The Kapurthala House, which is currently the official residence of the Punjab Chief Minister in New Delhi, will continue to remain in the possession of the state government, with the Delhi High Court rejecting the right of the Late Maharaja of Kapurthala to sell off the palatial property after it was requisitioned by the Government of India.

In its 31st July 2019 order, the copy of which was received on Tuesday, a two-judge bench of the High Court, comprising Justices S. Muralidhar and Talwant Singh, ruled that the No. 3 Mansingh Road property could not be sold off after its requisition as the Maharaja had lost title to the property subsequent to its requisition.

The case was argued in the court on behalf of the Punjab Government by senior advocate Kapil Sibal. The main respondents were the Union of India, which submitted that it had handed over possession of the property to Punjab, finding it to be the rightful owners.

Giving details of the case, Advocate General Atul Nanda said Kapurthala was a sovereign state till its merger with the Patiala and East Punjab States Union (“PEPSU‟), and the subsequent merger of PEPSU into the Dominion of India. The property was requisitioned through an order passed on 17th June, 1950, under Section 3 of the Delhi Premises (Requisition and Acquisition) Act, 1947. On 4th December, 1950, the Government of India took possession of the property in question from late Shri Radheshyam Makhanilal Seksaria, who was said to have purchased it from the late Maharaja Paramjit Singh, a former Ruler of the Kapurthala State, by a registered sale deed dated 10th January, 1950 for a consideration of Rs.1.5 lakhs.

Incidentally, the 1947 Act was repealed by the Requisitioning and Acquisition of Immovable Property Act, 1952. Under Section 24 of the 1952 Act, properties that had been requisitioned under the 1947 Act were deemed to have been requisitioned under the 1952 Act.

The dispute arose when Seksaria filed a suit in 1960 for declaration of his title to the property in the District Court, Delhi, from where it was subsequently transferred to the High Court of Delhi in 1967. During the suit’s pendency, Seskaria died and his four children were substituted as Plaintiffs in their capacity as his legal representatives.

In 1989, a single judge of the HC decided in favour of the plaintiffs, on the grounds that it had been derequisitioned by the GoI in 1987, on the expiry of 17 years as mandated by the 1952 Act.

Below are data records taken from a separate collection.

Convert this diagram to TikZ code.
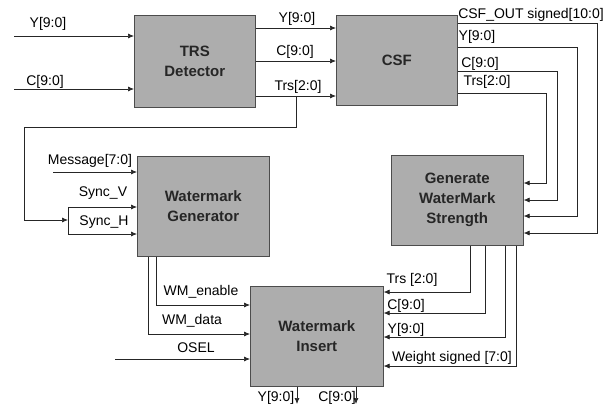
\documentclass[tikz,border=0pt]{standalone}
\usepackage{fontspec}
\setmainfont{Liberation Sans}
\usetikzlibrary{arrows.meta}
\begin{document}
\begin{tikzpicture}[x=1pt,y=-1pt,
  blk/.style={draw=black!70, line width=0.6pt, fill=black!32, align=center,
    font=\fontsize{15}{20}\selectfont\bfseries, text=black!85, inner sep=0pt, anchor=north west},
  wire/.style={draw=black!85, line width=0.7pt},
  arr/.style={wire, -{Latex[length=6pt,width=5pt]}},
  lbl/.style={font=\fontsize{14}{16}\selectfont, inner sep=0pt}]
\fill[white] (0,0) rectangle (609,405);
\useasboundingbox (0,0) rectangle (609,405);

% blocks
\node[blk, minimum width=121pt, minimum height=92pt] (trs) at (134,15) {TRS\\Detector};
\node[blk, minimum width=121pt, minimum height=90pt] (csf) at (336,15) {CSF};
\node[blk, minimum width=132pt, minimum height=100pt] (wmg) at (137,156) {Watermark\\Generator};
\node[blk, minimum width=132pt, minimum height=90pt] (gen) at (391,155) {Generate\\WaterMark\\Strength};
\node[blk, minimum width=133pt, minimum height=100pt] (ins) at (250,286) {Watermark\\Insert};

% free ends
\coordinate (yin) at (14,36);
\coordinate (cin) at (14,89);
\coordinate (msg) at (53,172);
\coordinate (osel) at (115,359);
\coordinate (brk) at (68,220);
\coordinate (yout) at (297,404);
\coordinate (cout) at (356,404);

% TRS inputs
\draw[arr] (yin) -- (yin -| trs.west);
\draw[arr] (cin) -- (cin -| trs.west);
\node[lbl] at (48,24) {Y[9:0]};
\node[lbl] at (45,82) {C[9:0]};

% TRS -> CSF
\draw[arr] (trs.east |- 0,28) -- (csf.west |- 0,28);
\draw[arr] (trs.east |- 0,61) -- (csf.west |- 0,61);
\draw[arr] (trs.east |- 0,96) -- (csf.west |- 0,96);
\node[lbl] at (297,19) {Y[9:0]};
\node[lbl] at (295,52) {C[9:0]};
\node[lbl] at (298,87) {Trs[2:0]};

% Trs branch to Watermark Generator
\draw[arr] (296,96) -- (296,127) -- (24,127) -- (24,220) -- (brk);
\draw[wire] (68,207) -- (68,234);
\draw[arr] (68,207) -- (68,207 -| wmg.west);
\draw[arr] (68,234) -- (68,234 -| wmg.west);
\draw[arr] (msg) -- (msg -| wmg.west);
\node[lbl] at (90,161) {Message[7:0]};
\node[lbl] at (103,193) {Sync\_V};
\node[lbl] at (104,222) {Sync\_H};

% CSF -> Generate
\draw[arr] (csf.east |- 0,23) -- (597,23) -- (597,233) -- (gen.east |- 0,233);
\draw[arr] (csf.east |- 0,47) -- (577,47) -- (577,216) -- (gen.east |- 0,216);
\draw[arr] (csf.east |- 0,71) -- (557,71) -- (557,200) -- (gen.east |- 0,200);
\draw[arr] (csf.east |- 0,93) -- (546,93) -- (546,183) -- (gen.east |- 0,183);
\node[lbl] at (531,15) {CSF\_OUT signed[10:0]};
\node[lbl] at (477,37) {Y[9:0]};
\node[lbl] at (480,64) {C[9:0]};
\node[lbl] at (487,82) {Trs[2:0]};

% Generator -> Insert
\draw[arr] (wmg.south -| 156,0) -- (156,305) -- (ins.west |- 0,305);
\draw[arr] (wmg.south -| 148,0) -- (148,334) -- (ins.west |- 0,334);
\draw[arr] (osel) -- (osel -| ins.west);
\node[lbl] at (201,292) {WM\_enable};
\node[lbl] at (192,321) {WM\_data};
\node[lbl] at (196,348) {OSEL};

% Generate -> Insert
\draw[arr] (gen.south -| 470,0) -- (470,292) -- (ins.east |- 0,292);
\draw[arr] (gen.south -| 485,0) -- (485,313) -- (ins.east |- 0,313);
\draw[arr] (gen.south -| 505,0) -- (505,337) -- (ins.east |- 0,337);
\draw[arr] (gen.south -| 516,0) -- (516,366) -- (ins.east |- 0,366);
\node[lbl] at (412,280) {Trs [2:0]};
\node[lbl] at (406,306) {C[9:0]};
\node[lbl] at (406,330) {Y[9:0]};
\node[lbl] at (452,358) {Weight signed [7:0]};

% outputs
\draw[arr] (ins.south -| yout) -- (yout);
\draw[arr] (ins.south -| cout) -- (cout);
\node[lbl] at (276,398) {Y[9:0]};
\node[lbl] at (337,398) {C[9:0]};
\end{tikzpicture}
\end{document}
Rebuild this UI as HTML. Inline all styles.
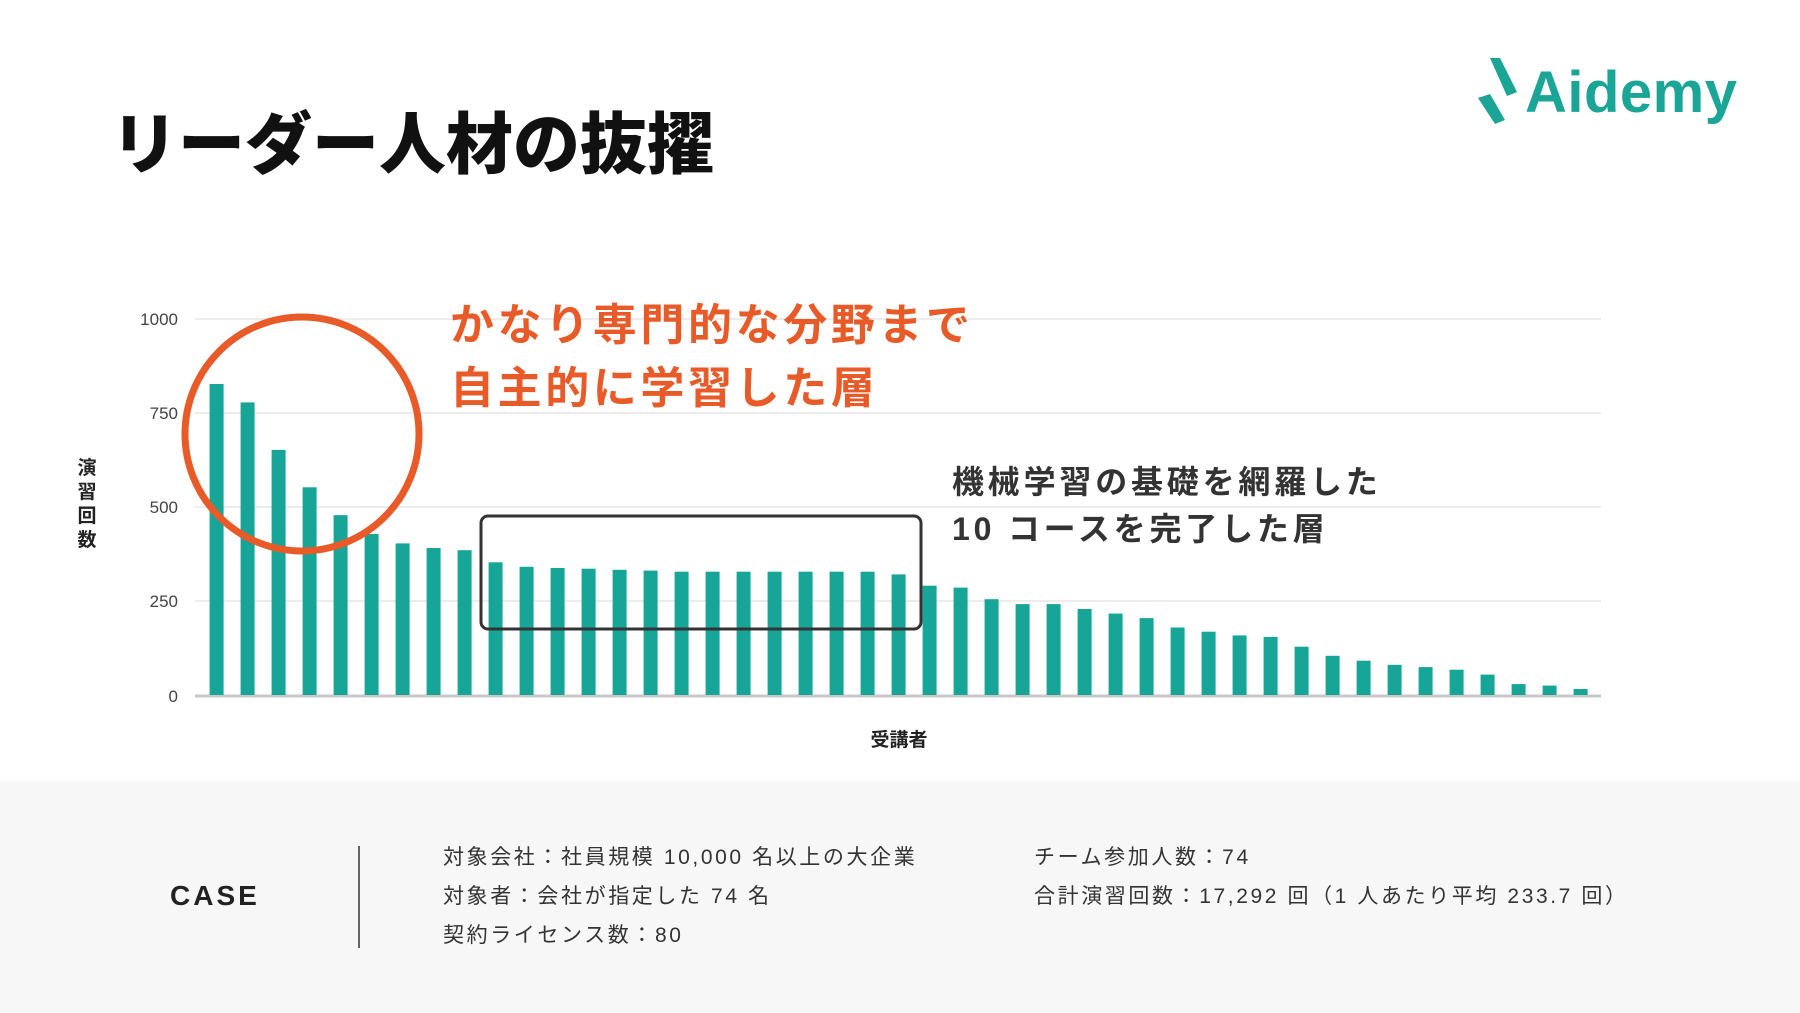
<!DOCTYPE html>
<html><head><meta charset="utf-8">
<style>
html,body{margin:0;padding:0;background:#fff;}
body{width:1800px;height:1013px;overflow:hidden;position:relative;font-family:"Liberation Sans","Noto Sans CJK JP",sans-serif;}
svg{position:absolute;left:0;top:0;}
</style></head><body>
<svg width="1800" height="1013" viewBox="0 0 1800 1013" xmlns="http://www.w3.org/2000/svg" font-family="'Liberation Sans','Noto Sans CJK JP',sans-serif">
<rect x="0" y="781" width="1800" height="232" fill="#f7f7f7"/>
<text x="111" y="168" font-size="67" font-weight="900" fill="#111">リーダー人材の抜擢</text>
<!-- logo -->
<g fill="#1ba597">
<polygon points="1490,58 1500,58 1517,92 1507,96"/>
<polygon points="1478,98 1490,94 1505,120 1495,124"/>
<text x="1525" y="112" font-size="58" font-weight="bold" letter-spacing="0.5">Aidemy</text>
</g>
<!-- grid -->
<g stroke="#e6e6e6" stroke-width="1.5">
<line x1="195" y1="319" x2="1601" y2="319"/>
<line x1="195" y1="413" x2="1601" y2="413"/>
<line x1="195" y1="507" x2="1601" y2="507"/>
<line x1="195" y1="601" x2="1601" y2="601"/>
</g>
<line x1="195" y1="696" x2="1601" y2="696" stroke="#c8c8c8" stroke-width="3"/>
<g font-size="17" fill="#444" text-anchor="end">
<text x="178" y="325">1000</text><text x="178" y="419">750</text><text x="178" y="513">500</text><text x="178" y="607">250</text><text x="178" y="702">0</text>
</g>
<g font-size="19" font-weight="bold" fill="#222" text-anchor="middle">
<text x="87" y="474">演</text><text x="87" y="498">習</text><text x="87" y="522">回</text><text x="87" y="546">数</text>
<text x="899" y="746">受講者</text>
</g>
<g id="bars" fill="#17a597"></g>
<ellipse cx="302" cy="434" rx="117" ry="117" fill="none" stroke="#e85a28" stroke-width="7"/>
<g font-size="44" font-weight="bold" fill="#e85a28" letter-spacing="3.6">
<text x="450" y="340">かなり専門的な分野まで</text>
<text x="450" y="403">自主的に学習した層</text>
</g>
<rect x="481" y="516" width="440" height="113" rx="7" fill="none" stroke="#333" stroke-width="3"/>
<g font-size="32" font-weight="bold" fill="#333" letter-spacing="3.8">
<text x="952" y="493">機械学習の基礎を網羅した</text>
<text x="952" y="540">10 コースを完了した層</text>
</g>
<text x="170" y="905" font-size="28" font-weight="bold" fill="#222" letter-spacing="3">CASE</text>
<line x1="359" y1="846" x2="359" y2="948" stroke="#333" stroke-width="1.5"/>
<g font-size="21" fill="#333" letter-spacing="2.6">
<text x="443" y="864">対象会社：社員規模 10,000 名以上の大企業</text>
<text x="443" y="903">対象者：会社が指定した 74 名</text>
<text x="443" y="942">契約ライセンス数：80</text>
<text x="1034" y="864">チーム参加人数：74</text>
<text x="1034" y="903">合計演習回数：17,292 回（1 人あたり平均 233.7 回）</text>
</g>
</svg>
<script>
var v=[825,776,650,551,477,427,402,390,384,352,340,337,335,332,330,327,327,327,327,327,327,327,320,290,285,254,241,241,228,216,204,179,168,158,154,128,104,91,80,74,67,54,29,25,16];
var g=document.getElementById('bars'),s='';
for(var i=0;i<v.length;i++){var x=216.6+31*i-7,h=v[i]*0.377;s+='<rect x="'+x.toFixed(1)+'" y="'+(695-h).toFixed(1)+'" width="14" height="'+h.toFixed(1)+'"/>';}
g.innerHTML=s;
</script>
</body></html>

The Punjab Government had gone in appeal soon after and a Division Bench of the HC held that the plaintiffs had no right at all in the property in question.

Several appeals and applications followed through the years in the High Court as well as the Supreme Court, with the now repealed RTI also being used by the petitioners to fight their case, which finally came again before a Division Bench of the Delhi High Court, according to Nanda.

The bench, however, has dismissed the petitioner’s right to the property on the ground that the Maharaja of Kapurthala had no title to the property after its requisition. Hence, he could not have conferred valid title on the predecessor-in-interest of the Petitioners. The lack of title of the Petitioners to the property in question would obviously relate back to the date of the original sale deed under which such claim is being made, the court ruled.